**Goal**
The required output is the block of lines from the line with "Emit a web page" to the line with "const font = 'Liberation", endpoints included and pictures omitted.

--- start ---

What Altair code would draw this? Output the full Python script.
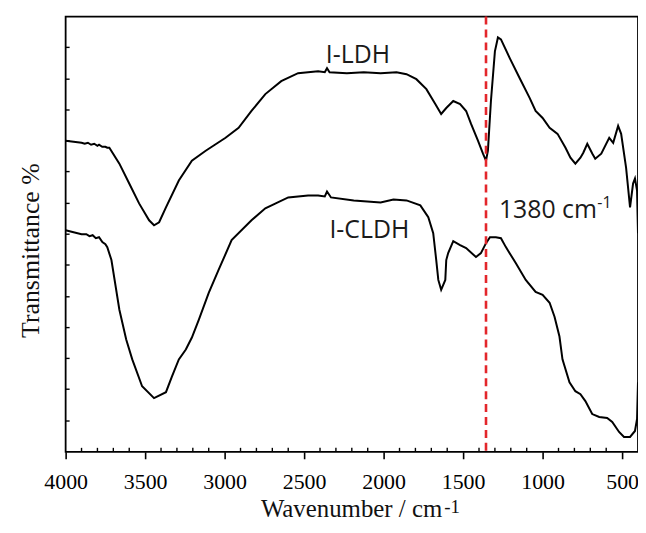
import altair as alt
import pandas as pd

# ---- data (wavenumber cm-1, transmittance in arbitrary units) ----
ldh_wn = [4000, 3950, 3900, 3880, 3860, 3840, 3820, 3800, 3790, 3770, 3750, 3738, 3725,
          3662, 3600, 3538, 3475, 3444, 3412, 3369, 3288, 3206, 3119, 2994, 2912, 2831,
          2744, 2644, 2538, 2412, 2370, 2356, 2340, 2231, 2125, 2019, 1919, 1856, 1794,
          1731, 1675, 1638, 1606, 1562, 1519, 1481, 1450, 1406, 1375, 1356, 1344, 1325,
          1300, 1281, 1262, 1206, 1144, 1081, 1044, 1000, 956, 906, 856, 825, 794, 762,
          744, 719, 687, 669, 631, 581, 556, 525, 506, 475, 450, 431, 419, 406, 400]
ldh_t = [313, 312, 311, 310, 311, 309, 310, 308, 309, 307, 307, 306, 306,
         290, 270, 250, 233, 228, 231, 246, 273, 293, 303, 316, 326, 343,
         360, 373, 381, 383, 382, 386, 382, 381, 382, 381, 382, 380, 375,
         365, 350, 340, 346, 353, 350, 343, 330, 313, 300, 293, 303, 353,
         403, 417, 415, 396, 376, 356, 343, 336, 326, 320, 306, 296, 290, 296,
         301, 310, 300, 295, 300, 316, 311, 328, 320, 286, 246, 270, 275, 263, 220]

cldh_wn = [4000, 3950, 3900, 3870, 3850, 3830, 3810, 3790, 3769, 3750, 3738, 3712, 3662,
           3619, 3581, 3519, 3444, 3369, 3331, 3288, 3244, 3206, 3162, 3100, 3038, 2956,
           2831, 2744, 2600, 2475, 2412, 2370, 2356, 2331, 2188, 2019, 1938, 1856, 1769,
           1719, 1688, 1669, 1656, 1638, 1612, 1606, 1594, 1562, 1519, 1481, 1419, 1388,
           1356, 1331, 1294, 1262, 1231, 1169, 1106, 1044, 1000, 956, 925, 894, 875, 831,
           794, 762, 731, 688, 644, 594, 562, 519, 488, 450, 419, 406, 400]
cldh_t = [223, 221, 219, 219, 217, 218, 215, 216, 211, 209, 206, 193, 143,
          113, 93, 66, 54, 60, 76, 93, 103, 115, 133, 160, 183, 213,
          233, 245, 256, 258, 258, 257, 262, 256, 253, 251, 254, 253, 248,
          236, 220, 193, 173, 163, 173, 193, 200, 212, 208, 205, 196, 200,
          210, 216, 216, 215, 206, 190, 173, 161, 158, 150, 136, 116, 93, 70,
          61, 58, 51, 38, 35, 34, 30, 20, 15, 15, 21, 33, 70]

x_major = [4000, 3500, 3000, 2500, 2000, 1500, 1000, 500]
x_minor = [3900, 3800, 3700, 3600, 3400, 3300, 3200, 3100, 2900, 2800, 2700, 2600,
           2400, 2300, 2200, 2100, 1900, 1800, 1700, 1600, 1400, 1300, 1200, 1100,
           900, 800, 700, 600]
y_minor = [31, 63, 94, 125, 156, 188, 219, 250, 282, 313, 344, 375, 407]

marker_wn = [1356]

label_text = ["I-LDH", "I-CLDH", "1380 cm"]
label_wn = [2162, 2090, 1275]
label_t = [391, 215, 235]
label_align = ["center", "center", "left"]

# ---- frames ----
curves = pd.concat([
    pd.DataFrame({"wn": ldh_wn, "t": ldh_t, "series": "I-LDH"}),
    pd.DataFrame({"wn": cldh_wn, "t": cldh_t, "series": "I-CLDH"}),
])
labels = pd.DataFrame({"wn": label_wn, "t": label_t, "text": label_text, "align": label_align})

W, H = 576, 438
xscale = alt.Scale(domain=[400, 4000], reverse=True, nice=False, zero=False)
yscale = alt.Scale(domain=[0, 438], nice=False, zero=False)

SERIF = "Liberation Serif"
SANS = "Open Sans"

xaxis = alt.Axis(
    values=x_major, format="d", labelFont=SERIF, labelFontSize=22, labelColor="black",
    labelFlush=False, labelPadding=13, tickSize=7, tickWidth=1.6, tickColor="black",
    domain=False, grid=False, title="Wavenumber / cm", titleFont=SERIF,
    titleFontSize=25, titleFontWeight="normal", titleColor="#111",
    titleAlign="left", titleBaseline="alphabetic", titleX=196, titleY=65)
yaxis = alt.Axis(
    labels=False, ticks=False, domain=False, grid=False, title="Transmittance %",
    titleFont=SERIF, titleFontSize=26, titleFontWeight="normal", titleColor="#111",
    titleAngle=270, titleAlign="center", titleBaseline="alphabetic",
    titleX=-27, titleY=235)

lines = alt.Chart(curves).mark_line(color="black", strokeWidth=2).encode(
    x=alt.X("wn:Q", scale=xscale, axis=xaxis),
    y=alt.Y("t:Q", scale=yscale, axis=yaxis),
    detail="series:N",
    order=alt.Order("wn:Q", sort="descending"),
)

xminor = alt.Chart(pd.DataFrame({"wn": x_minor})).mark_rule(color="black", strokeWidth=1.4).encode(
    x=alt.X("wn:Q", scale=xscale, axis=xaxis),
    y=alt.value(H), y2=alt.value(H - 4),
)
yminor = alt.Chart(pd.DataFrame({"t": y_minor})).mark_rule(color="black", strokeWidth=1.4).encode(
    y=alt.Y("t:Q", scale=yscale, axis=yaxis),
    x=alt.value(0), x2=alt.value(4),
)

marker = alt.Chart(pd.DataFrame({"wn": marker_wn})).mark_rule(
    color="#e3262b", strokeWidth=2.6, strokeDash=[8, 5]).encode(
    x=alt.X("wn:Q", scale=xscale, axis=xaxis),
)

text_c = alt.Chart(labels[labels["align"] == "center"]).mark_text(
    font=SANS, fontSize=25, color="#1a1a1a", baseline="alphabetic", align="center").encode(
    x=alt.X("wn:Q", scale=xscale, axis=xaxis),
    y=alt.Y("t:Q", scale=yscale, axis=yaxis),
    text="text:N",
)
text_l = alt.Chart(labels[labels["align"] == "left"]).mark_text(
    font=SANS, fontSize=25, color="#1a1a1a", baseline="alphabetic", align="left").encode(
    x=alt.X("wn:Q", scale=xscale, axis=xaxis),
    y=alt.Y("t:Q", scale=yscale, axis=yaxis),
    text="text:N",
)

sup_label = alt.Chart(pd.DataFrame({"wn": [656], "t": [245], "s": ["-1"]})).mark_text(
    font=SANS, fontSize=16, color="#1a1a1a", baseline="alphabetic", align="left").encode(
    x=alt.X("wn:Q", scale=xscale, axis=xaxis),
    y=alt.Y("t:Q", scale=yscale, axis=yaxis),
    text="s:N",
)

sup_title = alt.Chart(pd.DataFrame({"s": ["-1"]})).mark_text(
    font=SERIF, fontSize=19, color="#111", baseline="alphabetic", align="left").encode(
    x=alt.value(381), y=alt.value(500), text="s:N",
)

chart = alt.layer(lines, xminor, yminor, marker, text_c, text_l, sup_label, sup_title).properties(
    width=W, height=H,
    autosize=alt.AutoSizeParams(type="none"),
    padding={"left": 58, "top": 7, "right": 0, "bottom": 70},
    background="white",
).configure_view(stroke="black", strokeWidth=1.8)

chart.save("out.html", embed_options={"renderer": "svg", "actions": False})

--- end ---
--- start ---

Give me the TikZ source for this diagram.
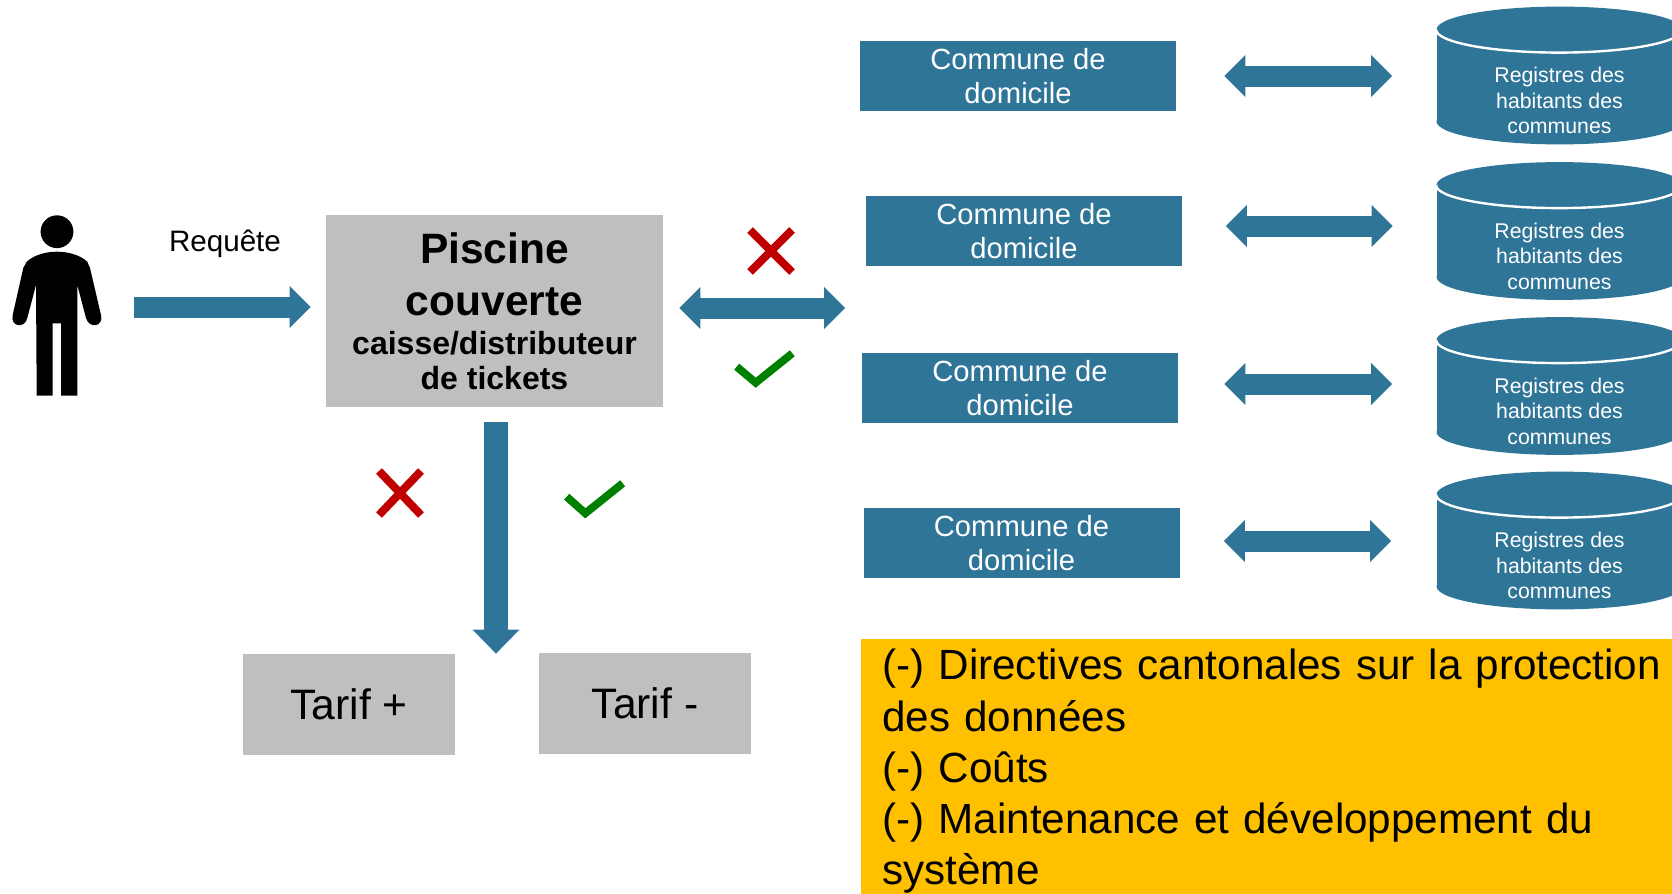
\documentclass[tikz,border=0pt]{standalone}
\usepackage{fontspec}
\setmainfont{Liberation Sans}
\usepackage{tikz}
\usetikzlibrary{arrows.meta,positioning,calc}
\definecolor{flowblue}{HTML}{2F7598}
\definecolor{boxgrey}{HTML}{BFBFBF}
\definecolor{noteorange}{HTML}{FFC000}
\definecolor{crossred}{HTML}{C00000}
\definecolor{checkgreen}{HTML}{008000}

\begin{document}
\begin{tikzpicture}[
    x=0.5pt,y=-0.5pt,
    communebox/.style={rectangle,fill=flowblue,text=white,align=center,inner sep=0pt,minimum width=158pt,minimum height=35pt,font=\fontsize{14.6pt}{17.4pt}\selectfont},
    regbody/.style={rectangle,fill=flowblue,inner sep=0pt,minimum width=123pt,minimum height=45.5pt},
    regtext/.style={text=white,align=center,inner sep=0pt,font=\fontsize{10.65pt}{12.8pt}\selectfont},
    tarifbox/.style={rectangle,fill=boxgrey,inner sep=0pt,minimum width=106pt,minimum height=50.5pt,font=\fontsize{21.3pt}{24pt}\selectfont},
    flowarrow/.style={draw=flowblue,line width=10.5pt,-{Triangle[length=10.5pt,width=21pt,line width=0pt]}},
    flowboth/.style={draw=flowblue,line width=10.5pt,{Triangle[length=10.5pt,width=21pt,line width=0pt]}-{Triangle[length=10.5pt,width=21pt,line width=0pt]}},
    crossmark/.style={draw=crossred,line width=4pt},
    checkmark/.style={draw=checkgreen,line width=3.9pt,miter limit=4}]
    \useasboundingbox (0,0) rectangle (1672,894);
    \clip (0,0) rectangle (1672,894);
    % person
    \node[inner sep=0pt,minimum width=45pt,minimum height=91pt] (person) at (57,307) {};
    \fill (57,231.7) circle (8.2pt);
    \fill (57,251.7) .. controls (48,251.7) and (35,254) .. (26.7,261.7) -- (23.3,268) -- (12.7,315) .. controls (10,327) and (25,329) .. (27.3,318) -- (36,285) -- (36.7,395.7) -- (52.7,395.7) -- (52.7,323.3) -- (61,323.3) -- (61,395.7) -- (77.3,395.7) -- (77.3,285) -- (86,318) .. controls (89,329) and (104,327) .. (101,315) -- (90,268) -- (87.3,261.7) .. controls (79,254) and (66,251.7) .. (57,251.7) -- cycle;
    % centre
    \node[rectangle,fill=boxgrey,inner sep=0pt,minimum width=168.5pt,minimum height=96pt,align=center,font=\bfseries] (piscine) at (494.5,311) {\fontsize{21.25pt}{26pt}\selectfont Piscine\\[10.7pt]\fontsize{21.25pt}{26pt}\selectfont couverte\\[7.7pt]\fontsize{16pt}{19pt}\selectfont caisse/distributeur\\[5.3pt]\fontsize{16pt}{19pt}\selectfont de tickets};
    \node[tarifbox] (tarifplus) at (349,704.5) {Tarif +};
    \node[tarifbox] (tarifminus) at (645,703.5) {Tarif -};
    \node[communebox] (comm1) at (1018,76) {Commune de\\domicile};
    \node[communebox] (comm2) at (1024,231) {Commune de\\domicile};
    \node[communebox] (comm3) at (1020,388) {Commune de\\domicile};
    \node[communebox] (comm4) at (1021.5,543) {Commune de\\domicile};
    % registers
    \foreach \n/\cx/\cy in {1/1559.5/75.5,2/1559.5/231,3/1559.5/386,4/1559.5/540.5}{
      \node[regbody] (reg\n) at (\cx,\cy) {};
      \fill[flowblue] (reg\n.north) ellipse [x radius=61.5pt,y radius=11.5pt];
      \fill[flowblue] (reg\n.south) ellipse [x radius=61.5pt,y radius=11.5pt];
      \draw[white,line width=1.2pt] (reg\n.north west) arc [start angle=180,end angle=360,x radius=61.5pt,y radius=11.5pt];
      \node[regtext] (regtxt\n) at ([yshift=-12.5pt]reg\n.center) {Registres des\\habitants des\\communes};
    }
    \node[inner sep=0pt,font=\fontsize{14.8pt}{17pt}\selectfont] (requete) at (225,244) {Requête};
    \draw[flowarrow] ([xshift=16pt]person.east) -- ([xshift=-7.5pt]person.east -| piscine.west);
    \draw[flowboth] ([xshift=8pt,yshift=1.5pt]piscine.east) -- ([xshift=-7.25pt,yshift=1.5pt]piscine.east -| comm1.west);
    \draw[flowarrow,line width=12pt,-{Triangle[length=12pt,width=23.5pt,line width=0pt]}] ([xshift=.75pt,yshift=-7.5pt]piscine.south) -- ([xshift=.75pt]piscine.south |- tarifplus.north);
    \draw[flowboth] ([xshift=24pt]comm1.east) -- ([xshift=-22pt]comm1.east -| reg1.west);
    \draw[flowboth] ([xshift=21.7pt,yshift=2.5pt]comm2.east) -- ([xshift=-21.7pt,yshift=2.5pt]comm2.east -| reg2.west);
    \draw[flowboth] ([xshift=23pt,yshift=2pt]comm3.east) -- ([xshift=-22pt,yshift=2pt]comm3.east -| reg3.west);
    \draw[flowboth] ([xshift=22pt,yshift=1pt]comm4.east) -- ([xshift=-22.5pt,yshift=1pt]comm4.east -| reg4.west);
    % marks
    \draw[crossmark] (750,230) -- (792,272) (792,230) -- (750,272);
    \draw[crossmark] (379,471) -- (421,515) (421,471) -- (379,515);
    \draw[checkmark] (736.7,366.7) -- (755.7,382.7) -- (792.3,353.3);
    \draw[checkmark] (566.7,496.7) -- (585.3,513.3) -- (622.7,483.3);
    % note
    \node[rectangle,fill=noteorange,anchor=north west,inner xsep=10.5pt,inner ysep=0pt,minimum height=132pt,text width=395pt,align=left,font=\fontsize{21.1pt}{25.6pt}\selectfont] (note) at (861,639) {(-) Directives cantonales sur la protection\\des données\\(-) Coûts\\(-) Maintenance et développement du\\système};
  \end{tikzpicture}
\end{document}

--- end ---
--- start ---

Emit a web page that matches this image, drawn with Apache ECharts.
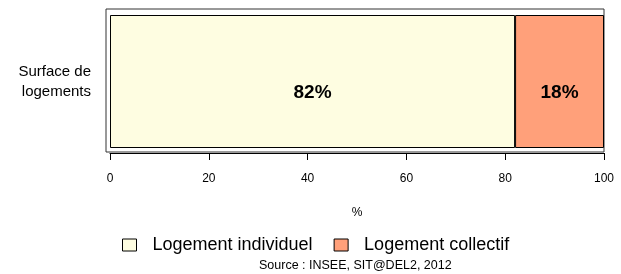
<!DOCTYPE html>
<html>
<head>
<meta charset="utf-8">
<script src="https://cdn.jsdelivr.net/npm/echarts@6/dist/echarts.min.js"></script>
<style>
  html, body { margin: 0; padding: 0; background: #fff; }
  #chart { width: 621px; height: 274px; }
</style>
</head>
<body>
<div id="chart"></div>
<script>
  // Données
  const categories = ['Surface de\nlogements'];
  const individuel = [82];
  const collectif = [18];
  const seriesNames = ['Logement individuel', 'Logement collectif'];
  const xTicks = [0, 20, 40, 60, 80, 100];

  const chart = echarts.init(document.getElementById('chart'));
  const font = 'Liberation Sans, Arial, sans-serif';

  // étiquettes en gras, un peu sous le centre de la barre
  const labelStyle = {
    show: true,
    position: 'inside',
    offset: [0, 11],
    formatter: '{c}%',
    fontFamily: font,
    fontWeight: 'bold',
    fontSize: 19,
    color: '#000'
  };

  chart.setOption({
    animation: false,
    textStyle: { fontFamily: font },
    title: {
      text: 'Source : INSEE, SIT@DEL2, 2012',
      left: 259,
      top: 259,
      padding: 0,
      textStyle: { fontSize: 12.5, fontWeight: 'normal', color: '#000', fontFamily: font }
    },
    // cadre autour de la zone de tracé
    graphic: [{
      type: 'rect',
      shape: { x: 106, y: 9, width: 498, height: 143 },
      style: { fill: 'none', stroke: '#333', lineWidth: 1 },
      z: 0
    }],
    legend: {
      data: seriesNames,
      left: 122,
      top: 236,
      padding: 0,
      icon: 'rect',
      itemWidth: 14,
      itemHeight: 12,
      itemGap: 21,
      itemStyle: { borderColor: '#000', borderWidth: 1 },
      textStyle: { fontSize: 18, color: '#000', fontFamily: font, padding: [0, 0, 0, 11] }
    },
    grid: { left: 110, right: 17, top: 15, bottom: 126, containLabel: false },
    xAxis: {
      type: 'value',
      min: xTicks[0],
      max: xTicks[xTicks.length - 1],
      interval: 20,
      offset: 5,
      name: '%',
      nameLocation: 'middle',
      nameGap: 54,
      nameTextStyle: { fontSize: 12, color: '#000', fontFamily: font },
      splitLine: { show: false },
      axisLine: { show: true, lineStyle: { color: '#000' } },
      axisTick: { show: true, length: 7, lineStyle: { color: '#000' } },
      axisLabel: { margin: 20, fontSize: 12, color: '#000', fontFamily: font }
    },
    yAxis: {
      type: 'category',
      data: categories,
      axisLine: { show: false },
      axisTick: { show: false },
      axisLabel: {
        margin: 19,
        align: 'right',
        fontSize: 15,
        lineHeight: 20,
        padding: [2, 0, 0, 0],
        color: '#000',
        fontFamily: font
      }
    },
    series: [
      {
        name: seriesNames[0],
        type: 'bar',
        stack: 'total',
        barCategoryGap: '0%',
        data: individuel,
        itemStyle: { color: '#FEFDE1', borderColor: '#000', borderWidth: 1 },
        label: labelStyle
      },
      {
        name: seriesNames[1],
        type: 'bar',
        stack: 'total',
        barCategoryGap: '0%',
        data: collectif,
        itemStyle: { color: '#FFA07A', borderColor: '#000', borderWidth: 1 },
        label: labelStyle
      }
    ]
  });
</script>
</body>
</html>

--- end ---

**Answer to this problem**
Emit a web page that matches this image, drawn with Apache ECharts.
<!DOCTYPE html>
<html>
<head>
<meta charset="utf-8">
<script src="https://cdn.jsdelivr.net/npm/echarts@6/dist/echarts.min.js"></script>
<style>
  html, body { margin: 0; padding: 0; background: #fff; }
  #chart { width: 621px; height: 274px; }
</style>
</head>
<body>
<div id="chart"></div>
<script>
  // Données
  const categories = ['Surface de\nlogements'];
  const individuel = [82];
  const collectif = [18];
  const seriesNames = ['Logement individuel', 'Logement collectif'];
  const xTicks = [0, 20, 40, 60, 80, 100];

  const chart = echarts.init(document.getElementById('chart'));
  const font = 'Liberation Sans, Arial, sans-serif';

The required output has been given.